▶ [WHAT TO DO] Extract all data as written.
━━━ SOURCE MATERIAL
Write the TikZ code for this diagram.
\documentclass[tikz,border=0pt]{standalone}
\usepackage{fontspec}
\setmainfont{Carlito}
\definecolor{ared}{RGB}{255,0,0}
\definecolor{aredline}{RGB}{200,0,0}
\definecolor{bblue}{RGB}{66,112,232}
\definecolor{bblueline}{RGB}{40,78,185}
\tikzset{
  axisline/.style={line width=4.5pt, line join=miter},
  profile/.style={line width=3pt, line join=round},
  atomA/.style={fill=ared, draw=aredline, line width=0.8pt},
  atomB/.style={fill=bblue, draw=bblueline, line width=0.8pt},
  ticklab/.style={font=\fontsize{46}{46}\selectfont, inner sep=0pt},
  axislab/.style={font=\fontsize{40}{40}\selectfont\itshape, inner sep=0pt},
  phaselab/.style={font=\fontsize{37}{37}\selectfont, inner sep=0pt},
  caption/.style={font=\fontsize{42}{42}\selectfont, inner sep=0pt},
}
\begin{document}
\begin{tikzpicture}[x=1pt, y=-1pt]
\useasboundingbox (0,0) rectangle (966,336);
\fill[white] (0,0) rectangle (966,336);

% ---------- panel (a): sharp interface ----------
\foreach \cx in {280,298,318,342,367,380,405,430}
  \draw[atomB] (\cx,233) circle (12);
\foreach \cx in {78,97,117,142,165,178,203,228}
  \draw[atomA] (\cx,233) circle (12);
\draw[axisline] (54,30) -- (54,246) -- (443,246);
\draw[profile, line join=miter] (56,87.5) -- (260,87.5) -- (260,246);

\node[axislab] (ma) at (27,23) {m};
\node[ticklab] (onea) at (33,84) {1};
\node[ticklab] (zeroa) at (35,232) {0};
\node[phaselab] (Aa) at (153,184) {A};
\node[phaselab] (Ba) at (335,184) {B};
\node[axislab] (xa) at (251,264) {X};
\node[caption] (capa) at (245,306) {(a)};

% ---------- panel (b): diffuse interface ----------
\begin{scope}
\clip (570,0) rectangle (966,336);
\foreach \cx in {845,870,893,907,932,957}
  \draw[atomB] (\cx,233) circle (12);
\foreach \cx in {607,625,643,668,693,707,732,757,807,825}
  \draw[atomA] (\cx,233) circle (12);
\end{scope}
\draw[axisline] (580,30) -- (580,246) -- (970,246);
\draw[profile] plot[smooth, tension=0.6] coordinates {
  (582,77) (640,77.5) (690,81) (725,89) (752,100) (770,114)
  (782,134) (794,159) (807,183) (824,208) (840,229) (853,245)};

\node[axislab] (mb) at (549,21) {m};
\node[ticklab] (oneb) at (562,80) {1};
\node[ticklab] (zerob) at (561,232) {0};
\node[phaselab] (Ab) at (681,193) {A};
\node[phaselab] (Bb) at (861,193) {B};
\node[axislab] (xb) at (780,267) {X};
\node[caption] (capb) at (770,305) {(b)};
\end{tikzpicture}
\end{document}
━━━━━━
▶ [ANSWER FOR THIS EXERCISE]
Write the TikZ code for this diagram.
\documentclass[tikz,border=0pt]{standalone}
\usepackage{fontspec}
\setmainfont{Carlito}
\definecolor{ared}{RGB}{255,0,0}
\definecolor{aredline}{RGB}{200,0,0}
\definecolor{bblue}{RGB}{66,112,232}
\definecolor{bblueline}{RGB}{40,78,185}
\tikzset{
  axisline/.style={line width=4.5pt, line join=miter},
  profile/.style={line width=3pt, line join=round},
  atomA/.style={fill=ared, draw=aredline, line width=0.8pt},
  atomB/.style={fill=bblue, draw=bblueline, line width=0.8pt},
  ticklab/.style={font=\fontsize{46}{46}\selectfont, inner sep=0pt},
  axislab/.style={font=\fontsize{40}{40}\selectfont\itshape, inner sep=0pt},
  phaselab/.style={font=\fontsize{37}{37}\selectfont, inner sep=0pt},
  caption/.style={font=\fontsize{42}{42}\selectfont, inner sep=0pt},
}
\begin{document}
\begin{tikzpicture}[x=1pt, y=-1pt]
\useasboundingbox (0,0) rectangle (966,336);
\fill[white] (0,0) rectangle (966,336);

% ---------- panel (a): sharp interface ----------
\foreach \cx in {280,298,318,342,367,380,405,430}
  \draw[atomB] (\cx,233) circle (12);
\foreach \cx in {78,97,117,142,165,178,203,228}
  \draw[atomA] (\cx,233) circle (12);
\draw[axisline] (54,30) -- (54,246) -- (443,246);
\draw[profile, line join=miter] (56,87.5) -- (260,87.5) -- (260,246);

\node[axislab] (ma) at (27,23) {m};
\node[ticklab] (onea) at (33,84) {1};
\node[ticklab] (zeroa) at (35,232) {0};
\node[phaselab] (Aa) at (153,184) {A};
\node[phaselab] (Ba) at (335,184) {B};
\node[axislab] (xa) at (251,264) {X};
\node[caption] (capa) at (245,306) {(a)};

% ---------- panel (b): diffuse interface ----------
\begin{scope}
\clip (570,0) rectangle (966,336);
\foreach \cx in {845,870,893,907,932,957}
  \draw[atomB] (\cx,233) circle (12);
\foreach \cx in {607,625,643,668,693,707,732,757,807,825}
  \draw[atomA] (\cx,233) circle (12);
\end{scope}
\draw[axisline] (580,30) -- (580,246) -- (970,246);
\draw[profile] plot[smooth, tension=0.6] coordinates {
  (582,77) (640,77.5) (690,81) (725,89) (752,100) (770,114)
  (782,134) (794,159) (807,183) (824,208) (840,229) (853,245)};

\node[axislab] (mb) at (549,21) {m};
\node[ticklab] (oneb) at (562,80) {1};
\node[ticklab] (zerob) at (561,232) {0};
\node[phaselab] (Ab) at (681,193) {A};
\node[phaselab] (Bb) at (861,193) {B};
\node[axislab] (xb) at (780,267) {X};
\node[caption] (capb) at (770,305) {(b)};
\end{tikzpicture}
\end{document}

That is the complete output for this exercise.